I believe this changing real estate market is ripe with opportunities. People who own one or two investment properties (the people making up the “mom and pop” sector of the real estate investment world) should be getting ready to take advantage of opportunities that will arise in the next several months.
Prices should adjust downward some as the inventory for two- to four-unit complexes increases. When the market is “hot,” the pricing on this type of property is driven up by the frenzied market, similar to single-family home prices. However, prices on these properties will come down, as common sense prevails and inventory builds; and these smaller-unit complexes are great for the small investor. Why? They can be financed with conventional loans and are also treated much more favorably by the insurance companies and government regulations. If a property has more than four units, it is treated as a commercial enterprise, so it is much more expensive to finance and insure, and more strictly regulated by cities and counties. On two- to four-unit properties, lenders usually allow you to put less money down than is required on the over-four-unit complexes as well.

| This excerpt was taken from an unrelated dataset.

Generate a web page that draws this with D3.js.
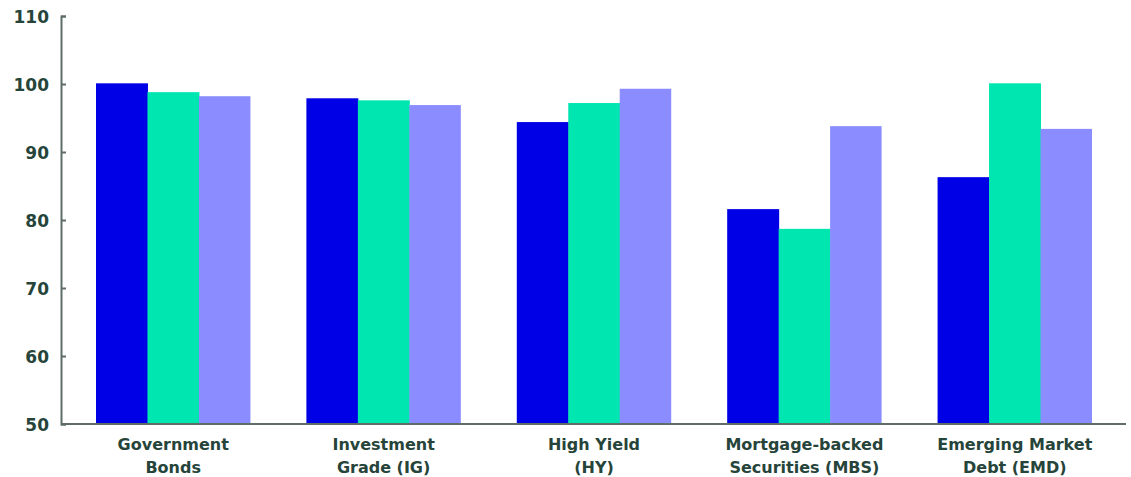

So what does all this mean for you? Well, if you can find residential investment properties that will provide cash flow without any loss for about 35 percent down, you may want to buy. And … you may not even need to put that much down, since lenders will allow as little as 20 percent down on nonowner-occupied multiple units. You may, however, need to be prepared to dig into personal and/or other properties’ income to offset payments when leveraging with the smaller down payment. Interest rates are quite good right now, in the mid-7 percent range for investment properties, and will usually run about 1 percent higher than a regular owner-occupied home loan rate, depending on qualification standards like credit, amount down, etc.
The other good news is that rents are on the rise. Because many would-be first-time buyers are being forced to rent, the number of rentals will be reduced, and rents will most likely increase in the next year or two.
If you have owned another investment property for several years, do not need the taxable positive cash flow it is creating today, and desire to build wealth with real estate, then now is the time to consider buying another property. You may want — after checking on future tax consequences, of course — to pull a reasonable amount of money out of your present property by refinancing and buy another. In effect, this is like getting a property for free. To leave your current equity, which probably increased rapidly over the past decade, underutilized would be wasteful. It would be wise to make that profit work for you.
You can’t always buy low and sell high, but you can be wise and prudent by using the opportunities that arise and the tools you have in creating wealth with residential real estate investments.